ROD DREHER: The Orthodox Trojan Horse.
Conservatives within Orthodoxy can point to the freefall of the Catholics after Vatican II as a warning against naive optimism in allowing for modernization in a world where (to quote Marx) everything that is solid melts into air. They may also look to the Episcopalians, where the jettisoning of tradition and the refashioning of their faith according to the values of secular modernity has coincided with the church’s steady collapse.
But Orthodoxy does not exist in a vacuum. It is a church made of up human beings who live in time, and it should not expect to avoid the controversies shaping the broader culture. In the Orthodox Church in America (OCA), there is awareness of a liberal vs. conservative culture clash between the old-line Orthodox in the Northeast and mid-Atlantic states, where Orthodoxy is historically and numerically stronger, but in decline; and the convert-heavy Orthodoxy in the South and West, which is the only place the OCA is growing. The key issue, as it always is: homosexuality. . . .

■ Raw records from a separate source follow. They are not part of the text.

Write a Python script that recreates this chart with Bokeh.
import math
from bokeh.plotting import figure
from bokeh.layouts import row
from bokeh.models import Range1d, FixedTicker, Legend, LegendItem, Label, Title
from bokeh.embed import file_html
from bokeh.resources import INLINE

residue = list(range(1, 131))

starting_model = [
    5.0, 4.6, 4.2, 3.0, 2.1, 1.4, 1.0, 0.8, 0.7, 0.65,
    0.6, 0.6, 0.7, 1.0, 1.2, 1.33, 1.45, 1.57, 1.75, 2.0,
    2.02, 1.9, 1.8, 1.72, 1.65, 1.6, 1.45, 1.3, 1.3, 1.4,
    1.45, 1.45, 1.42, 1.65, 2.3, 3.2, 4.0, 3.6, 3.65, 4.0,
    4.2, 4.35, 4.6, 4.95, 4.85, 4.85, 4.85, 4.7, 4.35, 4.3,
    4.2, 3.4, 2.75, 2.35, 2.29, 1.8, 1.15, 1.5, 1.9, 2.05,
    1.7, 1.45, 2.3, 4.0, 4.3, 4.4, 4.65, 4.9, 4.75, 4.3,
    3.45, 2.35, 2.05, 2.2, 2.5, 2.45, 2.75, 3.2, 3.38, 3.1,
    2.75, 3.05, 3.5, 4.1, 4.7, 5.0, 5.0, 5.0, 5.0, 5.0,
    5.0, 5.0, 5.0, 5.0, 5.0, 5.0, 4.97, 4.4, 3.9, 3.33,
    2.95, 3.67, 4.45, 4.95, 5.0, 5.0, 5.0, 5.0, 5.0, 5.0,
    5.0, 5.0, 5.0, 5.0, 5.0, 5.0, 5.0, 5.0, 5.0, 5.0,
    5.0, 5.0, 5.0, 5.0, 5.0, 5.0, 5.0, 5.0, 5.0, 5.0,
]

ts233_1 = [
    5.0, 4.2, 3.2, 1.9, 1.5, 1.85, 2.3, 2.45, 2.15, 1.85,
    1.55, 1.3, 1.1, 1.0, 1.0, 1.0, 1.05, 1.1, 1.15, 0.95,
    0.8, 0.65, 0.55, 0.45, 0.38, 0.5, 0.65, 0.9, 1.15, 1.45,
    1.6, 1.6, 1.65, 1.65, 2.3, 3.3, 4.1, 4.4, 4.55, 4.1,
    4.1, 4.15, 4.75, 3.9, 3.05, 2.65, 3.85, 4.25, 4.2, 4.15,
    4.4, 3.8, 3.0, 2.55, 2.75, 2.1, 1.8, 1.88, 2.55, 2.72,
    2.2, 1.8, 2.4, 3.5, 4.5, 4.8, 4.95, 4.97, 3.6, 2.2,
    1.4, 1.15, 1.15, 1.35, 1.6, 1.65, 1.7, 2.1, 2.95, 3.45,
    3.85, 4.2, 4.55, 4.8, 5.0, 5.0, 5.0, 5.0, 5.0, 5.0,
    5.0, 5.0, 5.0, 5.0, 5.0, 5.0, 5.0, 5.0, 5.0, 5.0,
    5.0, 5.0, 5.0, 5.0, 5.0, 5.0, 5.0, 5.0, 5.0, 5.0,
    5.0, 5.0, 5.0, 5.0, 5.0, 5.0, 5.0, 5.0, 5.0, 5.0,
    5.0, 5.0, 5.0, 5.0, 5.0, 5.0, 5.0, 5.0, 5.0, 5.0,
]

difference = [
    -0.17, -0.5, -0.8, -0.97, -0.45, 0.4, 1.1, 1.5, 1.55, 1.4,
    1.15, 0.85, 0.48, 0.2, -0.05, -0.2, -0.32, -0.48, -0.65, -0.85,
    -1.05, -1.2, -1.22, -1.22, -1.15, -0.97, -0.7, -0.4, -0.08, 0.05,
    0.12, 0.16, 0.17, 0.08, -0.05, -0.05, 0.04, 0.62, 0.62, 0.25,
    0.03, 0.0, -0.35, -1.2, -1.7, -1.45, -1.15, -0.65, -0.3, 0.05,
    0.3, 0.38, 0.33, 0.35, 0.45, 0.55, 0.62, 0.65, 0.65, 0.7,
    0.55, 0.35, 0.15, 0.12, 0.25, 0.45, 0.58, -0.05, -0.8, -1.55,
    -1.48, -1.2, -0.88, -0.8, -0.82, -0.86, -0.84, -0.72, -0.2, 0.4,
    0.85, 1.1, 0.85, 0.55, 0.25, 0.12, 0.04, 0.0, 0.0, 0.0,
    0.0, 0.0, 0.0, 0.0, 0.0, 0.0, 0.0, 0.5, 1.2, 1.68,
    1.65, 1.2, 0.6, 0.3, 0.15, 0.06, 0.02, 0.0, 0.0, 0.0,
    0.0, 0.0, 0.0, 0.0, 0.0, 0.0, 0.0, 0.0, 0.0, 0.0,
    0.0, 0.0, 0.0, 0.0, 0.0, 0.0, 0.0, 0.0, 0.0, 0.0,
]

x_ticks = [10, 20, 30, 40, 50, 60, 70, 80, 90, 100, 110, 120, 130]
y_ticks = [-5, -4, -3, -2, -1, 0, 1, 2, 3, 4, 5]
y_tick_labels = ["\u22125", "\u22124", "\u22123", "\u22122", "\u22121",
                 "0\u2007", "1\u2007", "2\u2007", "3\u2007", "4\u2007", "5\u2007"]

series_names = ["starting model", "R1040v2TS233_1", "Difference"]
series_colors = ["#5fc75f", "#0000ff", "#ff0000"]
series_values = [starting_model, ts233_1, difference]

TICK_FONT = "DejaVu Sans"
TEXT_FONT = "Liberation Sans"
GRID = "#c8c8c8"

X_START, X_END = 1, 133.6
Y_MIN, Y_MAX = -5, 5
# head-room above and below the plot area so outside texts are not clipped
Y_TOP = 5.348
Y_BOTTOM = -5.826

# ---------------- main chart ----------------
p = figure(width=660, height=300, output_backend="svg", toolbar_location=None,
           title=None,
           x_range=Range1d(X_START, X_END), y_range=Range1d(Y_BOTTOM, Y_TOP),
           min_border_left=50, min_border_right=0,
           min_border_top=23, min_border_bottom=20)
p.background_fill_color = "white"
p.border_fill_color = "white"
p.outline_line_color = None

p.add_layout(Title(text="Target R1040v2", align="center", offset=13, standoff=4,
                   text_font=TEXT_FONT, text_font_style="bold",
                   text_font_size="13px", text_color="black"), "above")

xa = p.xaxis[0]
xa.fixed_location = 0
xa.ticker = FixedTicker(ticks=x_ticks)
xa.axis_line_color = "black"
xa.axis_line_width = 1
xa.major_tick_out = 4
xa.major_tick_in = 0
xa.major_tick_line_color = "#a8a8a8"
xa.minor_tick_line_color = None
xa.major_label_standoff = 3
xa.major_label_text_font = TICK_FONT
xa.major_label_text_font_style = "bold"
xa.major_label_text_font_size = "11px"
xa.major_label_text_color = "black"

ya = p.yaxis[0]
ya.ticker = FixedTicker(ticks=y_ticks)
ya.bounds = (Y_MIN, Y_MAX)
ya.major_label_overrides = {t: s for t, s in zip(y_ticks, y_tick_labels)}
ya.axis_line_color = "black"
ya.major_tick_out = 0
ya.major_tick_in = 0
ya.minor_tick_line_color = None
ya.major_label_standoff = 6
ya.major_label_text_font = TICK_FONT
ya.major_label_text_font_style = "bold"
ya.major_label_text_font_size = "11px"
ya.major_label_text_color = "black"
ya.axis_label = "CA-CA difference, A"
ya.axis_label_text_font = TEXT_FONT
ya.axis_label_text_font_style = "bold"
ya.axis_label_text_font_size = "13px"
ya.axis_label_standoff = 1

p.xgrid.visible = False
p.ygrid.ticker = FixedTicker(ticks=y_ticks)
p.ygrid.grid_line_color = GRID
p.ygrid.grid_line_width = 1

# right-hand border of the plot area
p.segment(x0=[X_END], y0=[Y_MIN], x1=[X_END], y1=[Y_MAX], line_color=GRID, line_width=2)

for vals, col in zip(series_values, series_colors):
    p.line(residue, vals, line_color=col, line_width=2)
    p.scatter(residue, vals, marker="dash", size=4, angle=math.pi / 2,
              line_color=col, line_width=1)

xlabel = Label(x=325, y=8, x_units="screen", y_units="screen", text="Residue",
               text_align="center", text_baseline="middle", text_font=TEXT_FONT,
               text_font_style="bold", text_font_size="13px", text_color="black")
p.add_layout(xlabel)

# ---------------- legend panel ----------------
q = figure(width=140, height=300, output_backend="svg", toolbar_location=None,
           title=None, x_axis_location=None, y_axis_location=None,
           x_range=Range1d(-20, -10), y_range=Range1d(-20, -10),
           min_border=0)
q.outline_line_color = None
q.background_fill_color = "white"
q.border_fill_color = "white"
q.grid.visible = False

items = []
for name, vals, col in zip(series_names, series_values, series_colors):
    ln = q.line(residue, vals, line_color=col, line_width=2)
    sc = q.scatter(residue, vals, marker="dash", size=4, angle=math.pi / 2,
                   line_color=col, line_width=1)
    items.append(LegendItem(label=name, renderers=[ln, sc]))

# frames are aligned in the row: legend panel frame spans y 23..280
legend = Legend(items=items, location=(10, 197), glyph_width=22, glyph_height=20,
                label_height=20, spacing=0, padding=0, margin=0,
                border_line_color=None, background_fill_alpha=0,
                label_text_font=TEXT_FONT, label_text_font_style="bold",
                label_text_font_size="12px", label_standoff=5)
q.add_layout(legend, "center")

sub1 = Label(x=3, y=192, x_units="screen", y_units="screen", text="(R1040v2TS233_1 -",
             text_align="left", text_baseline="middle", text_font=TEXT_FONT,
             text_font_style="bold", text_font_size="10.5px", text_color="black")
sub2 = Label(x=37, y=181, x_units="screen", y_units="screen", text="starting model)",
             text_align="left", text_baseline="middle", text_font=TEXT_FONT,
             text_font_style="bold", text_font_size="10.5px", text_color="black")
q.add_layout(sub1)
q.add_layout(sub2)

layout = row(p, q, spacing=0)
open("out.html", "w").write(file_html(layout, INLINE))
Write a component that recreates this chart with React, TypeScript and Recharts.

The truth that Orthodox Christianity offered a respite from the culture wars ripping apart other American churches is fast becoming non-viable.
If it becomes non-viable, then it was never a truth. On the contrary, it instead is discovered to have been a falsehood all along. Orthodox Christianity seemed to side-step the culture war not because of any peculiar quality it possessed, but because it wasn’t deemed to be important enough to undermine.